Secondly, I calculate the point estimate (mean). To do so, I need to determine the mean for each level of categorical variable for the education variable.

#Determine mean
by(gssNA$educ, gssNA$strongviewshomosex, mean)
## gssNA$strongviewshomosex: Always Wrong
## [1] 12.03811
## -------------------------------------------------------- 
## gssNA$strongviewshomosex: Not Wrong At All
## [1] 14.11993

\[Z = \frac{point estimate - null value}{SE}\] \[Z = \frac{14.1199-12.0381}{0.03997900323287438946824542558142} = 52.072\] I use a significance level of 0.05.

Check conditions

After determining the standard error and the point estimate, I check the conditions in order to apply the inference method.

  • Independence within groups: The GSS survey is conducted face-to-face with an in-person interview by the National Opinion Research Center at the University of Chicago, of adults (18+) in randomly selected households. Hence, this condition is met.
  • Independence between groups: The observations are not paired data and hence independent. This condition is met.
  • Sample size/ skew: Each sample size is larger than 30 observations. \[n_{Always Wrong} = 21542\] and \[n_{Not Wrong At All} = 7271\]. This condition is met.

Draw sampling distribution, shade p-value, calculate test statistic

inference(gssNA$educ, gssNA$strongviewshomosex, est="mean", type="ht", method="theoretical", alternative="greater", null=0, order=c("Not Wrong At All", "Always Wrong"))
## Response variable: numerical, Explanatory variable: categorical
## Difference between two means
## Summary statistics:
## n_Not Wrong At All = 7271, mean_Not Wrong At All = 14.1199, sd_Not Wrong At All = 2.8957
## n_Always Wrong = 21542, mean_Always Wrong = 12.0381, sd_Always Wrong = 3.0965
## Observed difference between means (Not Wrong At All-Always Wrong) = 2.0818
## H0: mu_Not Wrong At All - mu_Always Wrong = 0 
## HA: mu_Not Wrong At All - mu_Always Wrong > 0 
## Standard error = 0.04 
## Test statistic: Z =  52.072 
## p-value =  0

Conclusion

The test statistic is larger than 52, and hence is over 52 standard deviations away from the mean.
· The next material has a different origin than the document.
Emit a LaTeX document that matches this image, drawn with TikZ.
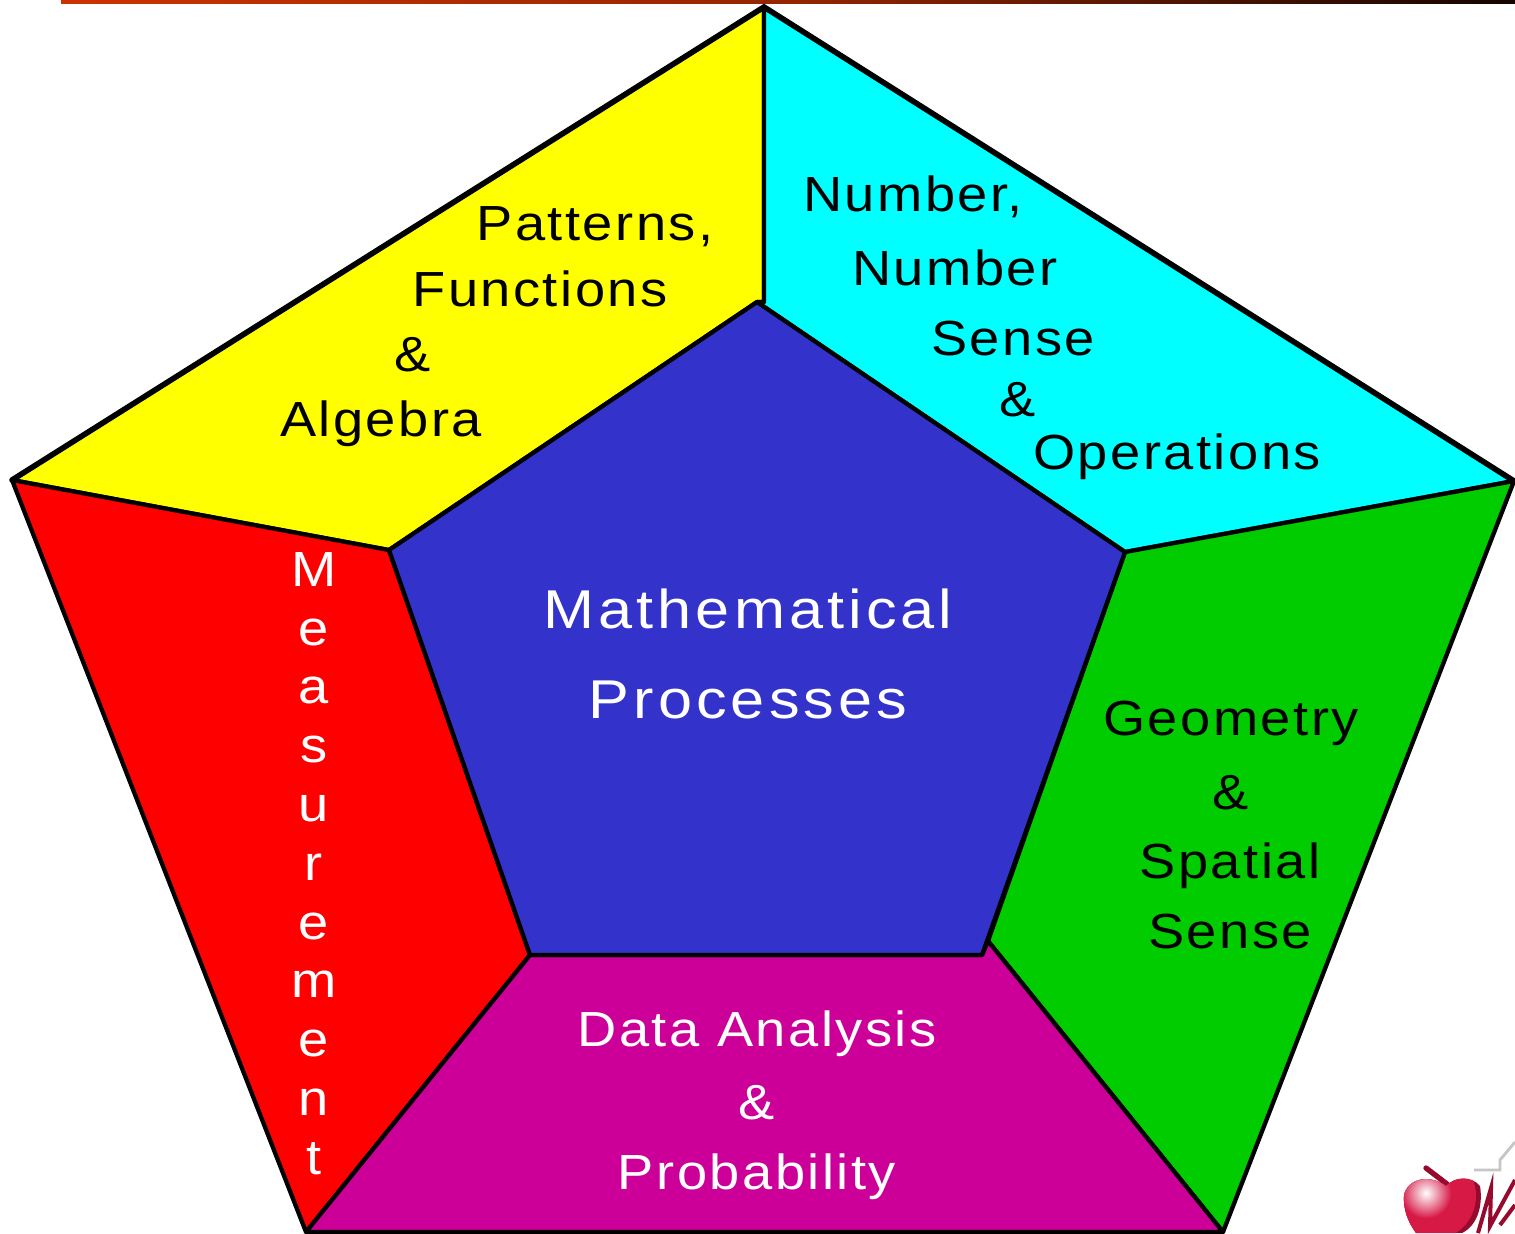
\documentclass[tikz,border=0pt]{standalone}
\usepackage{fontspec}
\setmainfont{Liberation Sans}
\newfontfamily\spaced[LetterSpace=5,FakeStretch=1.1]{Liberation Sans}
\newfontfamily\spacedbig[LetterSpace=7.5,FakeStretch=1.12]{Liberation Sans}
\usetikzlibrary{calc}
\definecolor{cyel}{RGB}{255,255,0}
\definecolor{ccya}{RGB}{0,255,255}
\definecolor{cred}{RGB}{255,0,0}
\definecolor{cgrn}{RGB}{0,204,0}
\definecolor{cmag}{RGB}{204,0,153}
\definecolor{cblu}{RGB}{51,51,204}
\definecolor{barA}{RGB}{204,51,0}
\definecolor{barB}{RGB}{20,5,0}
\definecolor{appleD}{RGB}{150,10,45}
\definecolor{appleM}{RGB}{215,25,70}
\definecolor{appleL}{RGB}{240,120,100}
\tikzset{
  face/.style={draw=black,line width=3.2pt,line join=round},
  rim/.style={draw=black,line width=4.2pt,line cap=round},
  lbl/.style={anchor=base,inner sep=0pt,font=\spaced\fontsize{37}{37}\selectfont},
  lblbig/.style={anchor=base,inner sep=0pt,font=\spacedbig\fontsize{41}{41}\selectfont},
  ink/.style={text=black},
  pale/.style={text=white}
}
\begin{document}
\begin{tikzpicture}[x=0.75pt,y=-0.75pt]
\useasboundingbox (0,0) rectangle (1515,1233);
\clip (0,0) rectangle (1515,1233);
\fill[white] (0,0) rectangle (1515,1233);
% top bar
\shade[left color=barA,right color=barB,middle color=barA!70!barB] (61,0) rectangle (1515,3.5);
% corners
\coordinate (T) at (764,7);
\coordinate (R) at (1514,481);
\coordinate (BR) at (1223,1232);
\coordinate (BL) at (306,1232);
\coordinate (L) at (12,480);
\coordinate (iT) at (757,302);
\coordinate (iR) at (1125,552);
\coordinate (iBR) at (982,955);
\coordinate (iBL) at (530,955);
\coordinate (iL) at (389,550);
\coordinate (mT) at (764,302);
\coordinate (gB) at (988,941);
% faces
\draw[face,fill=cyel] (T) -- (L) -- (iL) -- (iT) -- (mT) -- cycle;
\draw[face,fill=ccya] (T) -- (R) -- (iR) -- (iT) -- (mT) -- cycle;
\draw[rim] (L) -- (T) -- (R);
\draw[face,fill=cred] (L) -- (iL) -- (iBL) -- (BL) -- cycle;
\draw[face,fill=cgrn] (R) -- (iR) -- (gB) -- (BR) -- cycle;
\draw[face,fill=cmag] (iBL) -- (iBR) -- (gB) -- (BR) -- (BL) -- cycle;
\draw[face,fill=cblu] (iT) -- (iR) -- (iBR) -- (iBL) -- (iL) -- cycle;
% labels
\node[lbl,ink] (pa1) at (595,240) {Patterns,};
\node[lbl,ink] (pa2) at (540,306) {Functions};
\node[lbl,ink] (pa3) at (413,371) {\&};
\node[lbl,ink] (pa4) at (381,436) {Algebra};
\node[lbl,ink] (nu1) at (913,211) {Number,};
\node[lbl,ink] (nu2) at (955,285) {Number};
\node[lbl,ink] (nu3) at (1013,355) {Sense};
\node[lbl,ink] (nu4) at (1018,416) {\&};
\node[lbl,ink] (nu5) at (1177,469) {Operations};
\node[lblbig,pale] (ma1) at (748,628) {Mathematical};
\node[lblbig,pale] (ma2) at (748,718) {Processes};
\node[lbl,ink] (ge1) at (1231,735) {Geometry};
\node[lbl,ink] (ge2) at (1231,809) {\&};
\node[lbl,ink] (ge3) at (1230,878) {Spatial};
\node[lbl,ink] (ge4) at (1230,948) {Sense};
\node[lbl,pale] (da1) at (757,1046) {Data Analysis};
\node[lbl,pale] (da2) at (757,1119) {\&};
\node[lbl,pale] (da3) at (757,1189) {Probability};
\node[anchor=north,inner sep=0pt,text=white,align=center,
      font=\spaced\fontsize{37}{44.1}\selectfont] (me) at (314,552)
  {M\\e\\a\\s\\u\\r\\e\\m\\e\\n\\t};
% apple logo fragment
\draw[appleD,line width=4pt,line cap=round] (1426,1168) -- (1447,1184);
\draw[gray!45,line width=2.2pt] (1474,1170) -- (1500,1170) -- (1500,1160) -- (1515,1142);
\begin{scope}
\clip (1404,1195) .. controls (1408,1178) and (1430,1174) .. (1446,1186)
  .. controls (1455,1176) and (1472,1176) .. (1480,1186)
  .. controls (1483,1205) and (1478,1225) .. (1462,1233) -- (1416,1233)
  .. controls (1408,1222) and (1403,1210) .. (1404,1195) -- cycle;
\fill[appleD] (1400,1170) rectangle (1490,1233);
\fill[appleM] (1432,1196) circle (33pt);
\shade[inner color=white,middle color=appleL,outer color=appleM] (1426,1193) circle (19pt);
\end{scope}
\draw[appleD,line width=3pt] (1478,1233) -- (1491,1188) -- (1490,1226) -- (1515,1180);
\draw[appleD,line width=3pt] (1500,1225) -- (1515,1205);
\end{tikzpicture}
\end{document}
From this I can conclude that the p-value must be very small if not 0. As the inference function calculates the p-value as 0, which is smaller than the set significance level (0.05), I reject the null hypothesis in favor of the alternative hypothesis.

The data and the inference show that there is convincing evidence that indeed on average, US citizen that find homosexual relationships Not Wrong At All have more years of education than US citizen that find homosexual relationships Always Wrong.
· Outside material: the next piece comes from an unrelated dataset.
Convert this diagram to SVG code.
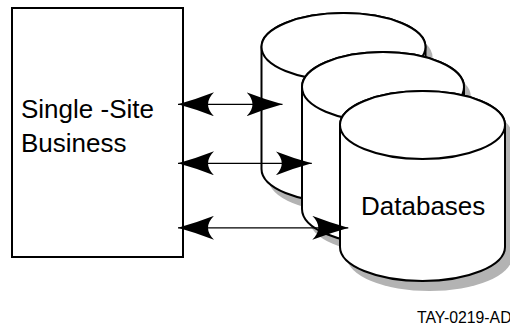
<svg xmlns="http://www.w3.org/2000/svg" width="510" height="327" viewBox="0 0 510 327">
<style>
.txt{font-family:"Liberation Sans",Arial,sans-serif;fill:#000}
.box{fill:#fff;stroke:#000;stroke-width:2}
.cyl{fill:#fff;stroke:#000;stroke-width:2;stroke-linejoin:round}
.shadow{fill:#b3b3b3;stroke:none}
.conn{stroke:#000;stroke-width:1.3;fill:none;marker-start:url(#ah);marker-end:url(#ah)}
</style>
<defs>
<marker id="ah" markerUnits="userSpaceOnUse" viewBox="0 0 36 24" markerWidth="36" markerHeight="24" refX="36" refY="12" orient="auto-start-reverse">
<path d="M0,0 Q18,7 36,12 Q18,17 0,24 Q12,12 0,0 Z" fill="#000"/>
</marker>
</defs>
<rect width="510" height="327" fill="#fff"/>
<g id="business">
<rect class="box" x="12" y="8" width="171" height="249"/>
<text class="txt" x="21" y="118" font-size="26">Single -Site</text>
<text class="txt" x="21" y="152" font-size="26">Business</text>
</g>
<g id="db1">
<path class="shadow" transform="translate(7,10)" d="M261.5,47 V169 A82,34 0 0 0 425.5,169 V47 A82,34 0 0 0 261.5,47 Z"/>
<path class="cyl" d="M261.5,47 V169 A82,34 0 0 0 425.5,169 V47 A82,34 0 0 0 261.5,47 Z"/>
<ellipse class="cyl" cx="343.5" cy="47" rx="82" ry="34"/>
</g>
<g id="db2">
<path class="shadow" transform="translate(7,10)" d="M302,87 V209 A81,35 0 0 0 464,209 V87 A81,35 0 0 0 302,87 Z"/>
<path class="cyl" d="M302,87 V209 A81,35 0 0 0 464,209 V87 A81,35 0 0 0 302,87 Z"/>
<ellipse class="cyl" cx="383" cy="87" rx="81" ry="35"/>
</g>
<g id="db3">
<path class="shadow" transform="translate(7,10)" d="M340,125 V247 A82.5,34 0 0 0 505,247 V125 A82.5,34 0 0 0 340,125 Z"/>
<path class="cyl" d="M340,125 V247 A82.5,34 0 0 0 505,247 V125 A82.5,34 0 0 0 340,125 Z"/>
<ellipse class="cyl" cx="422.5" cy="125" rx="82.5" ry="34"/>
<text class="txt" x="361" y="215" font-size="26">Databases</text>
</g>
<g id="connectors">
<line class="conn" x1="178" y1="104.3" x2="282.5" y2="104.3"/>
<line class="conn" x1="178" y1="163.3" x2="311.8" y2="163.3"/>
<line class="conn" x1="178" y1="227.8" x2="348.3" y2="227.8"/>
</g>
<text class="txt" x="417" y="323.3" font-size="15.8">TAY-0219-AD</text>
</svg>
In this project I investigated the following question: “Is there a relationship between strong opinions on same sex relationships and years of education?”. The data and the inference test confirmed a relationship between respondents’ strong views on same sex relationships and years of education. Respondents who view same sex relationships as Not Wrong At All have, on average, 14.12 years of education and respondents who view same sex relationships as Always Wrong have, on average, 12.04 years of education.